The council's "misinterpretation" of national standards and its resulting policy was adding $15,000 to $30,000 on to the build cost of every new home in Dunedin that required resource consent.
And the council was adding that same cost to any homeowner who wanted to subdivide their property or make an earthworks application for significant landscaping to their property, he said.
Cr Andrew Whiley this week questioned staff about the issue at the council's customer and regulatory committee meeting, but said he struggled to understand why the council's interpretation of the rules required sites to be remediated when soil lead levels were 210mg/kg.
"I would really like the council staff to provide me and my colleagues and the wider community of comparisons with other councils around the country," Cr Whiley said.

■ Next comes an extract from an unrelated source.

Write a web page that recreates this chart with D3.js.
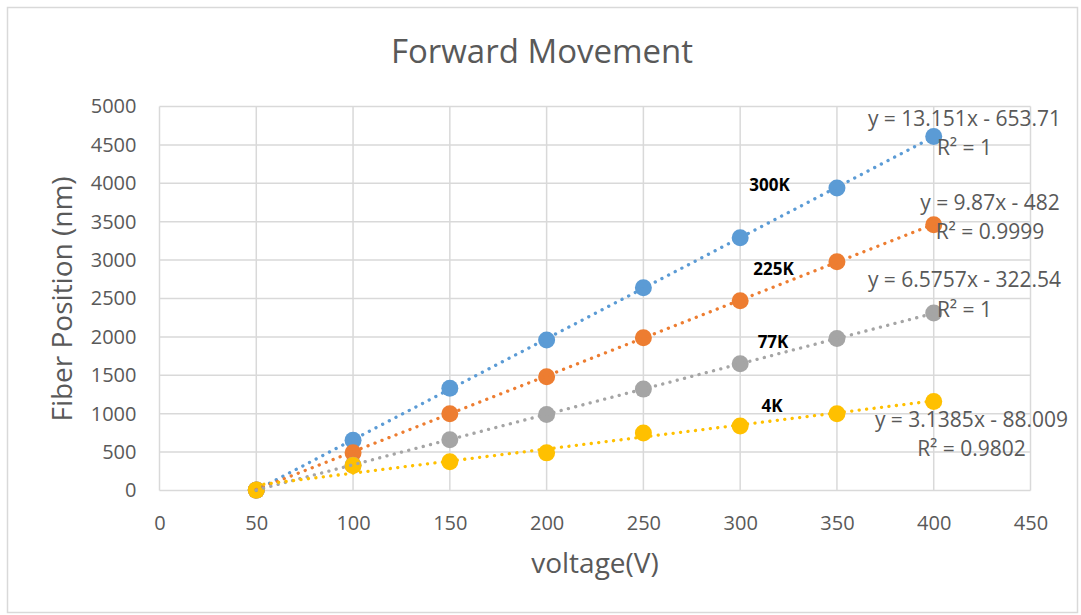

"I've not seen a comparison with any other council around the country of how they're implementing [the national standards] and what they're doing."
Cr Whiley said he "couldn't get the answer" he was looking for at the committee and remained "not 100%" on the issue.
Council acting customer and regulatory general manager Paul Henderson said the only rules at play were the ones in regulations that were applied nationally and came from legislation.
"The 210mg/kg is set by regulation and applies to all residential sites across New Zealand."
In the case of lead paint, councils across New Zealand received updated guidance from the Ministry for the Environment, as well as the findings of an independent review by Stantec, which said homes and other structures built before 1945 could be potential or unverified Hail (Hazardous Activities and Industries List) sites, due to the use of lead-based paint.
When applying the regulations for pre-1945 wood or roughcast buildings, the focus was on the soil in a 2m "halo" around the building, and to a depth of 300mm, he said.
It was important to note the regulation applied to the part of the site that contained the contaminant, which was not necessarily an entire site.
"It is not necessary to 'remediate an entire' site/property, except where contamination has occurred across the entire property.
"Only a small number of pre-1945 painted wooden or roughcast houses are demolished each year in Dunedin, and we continue to assess the impact in our city as being minor," he said.
Mr Hercus said the
"reality is that for any new development the entire site needs to be remediated".
In addition, all buildings at some stage needed to be demolished and replaced, which would trigger the need to remediate the entire site, he said.
A Ministry for the Environment spokeswoman said the ministry set the soil contaminant standards for lead through the Resource Management (National Environmental Standard for Assessing and Managing Contaminants in Soil to Protect Human Health) Regulations 2011 for a range of land-use scenarios.
"The ministry provides nationally consistent standards, and local conditions may influence how councils apply the rules."